In comparison to regular college courses and traditional online courses, MOOCs are courses that do not earn students credit, do not require a fee and are available to people outside the host school.
Georgetown will partner with edX, a Web platform that offers MOOCs, according to the Post.
In addition to Georgetown, more than 200 universities have expressed interest in working with edX since Harvard University and the Massachusetts Institute of Technology announced their collaboration with the company in May, according to a statement on edX’s website.
MOOCs are nothing new. The idea traces as far back as the 1960s. However, researchers attribute the hype to elite universities’ recent commitment to the movement.

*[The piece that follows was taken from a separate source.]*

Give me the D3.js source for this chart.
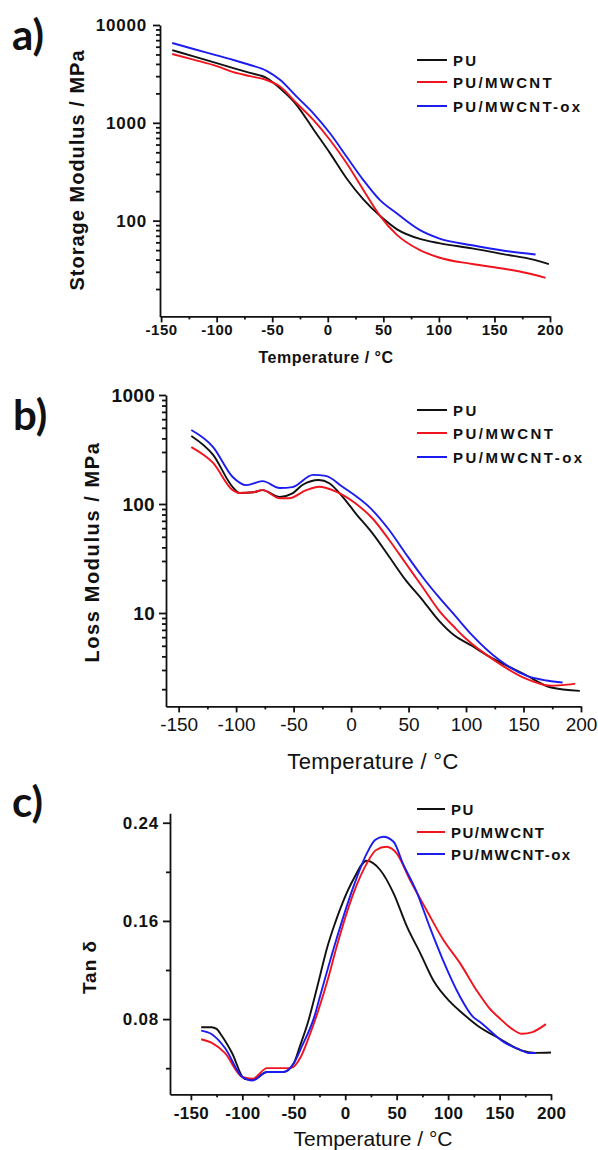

At Boston University, we have seen a similar movement. On Oct. 12, students and staff received an email from President Robert Brown about the formation of a council, the Council on Educational Technology and Learning Innovation, to explore advancements in digital learning, MOOCs being one of the tools up for consideration.
On one hand, BU would benefit from adopting MOOCs because of its role in bringing formal education to geographic areas where those opportunities are limited or non-existent.
However, the university should not kid itself. It seems unlikely that many students will be motivated enough to enroll in such courses. It sounds like a nice idea — expanding skills for a summer or two — but when summer rolls around and we find ourselves working or making travel plans with our friends, are we really going to commit ourselves to these courses? Probably not.
It should also be noted that while MOOCs are a great community service, they cannot replace traditional brick-and-mortar classrooms. They provide little interaction with the instructors, if any. For people who have the opportunity to attend a traditional college, MOOCs should be considered a supplement to traditional education and a supplement only.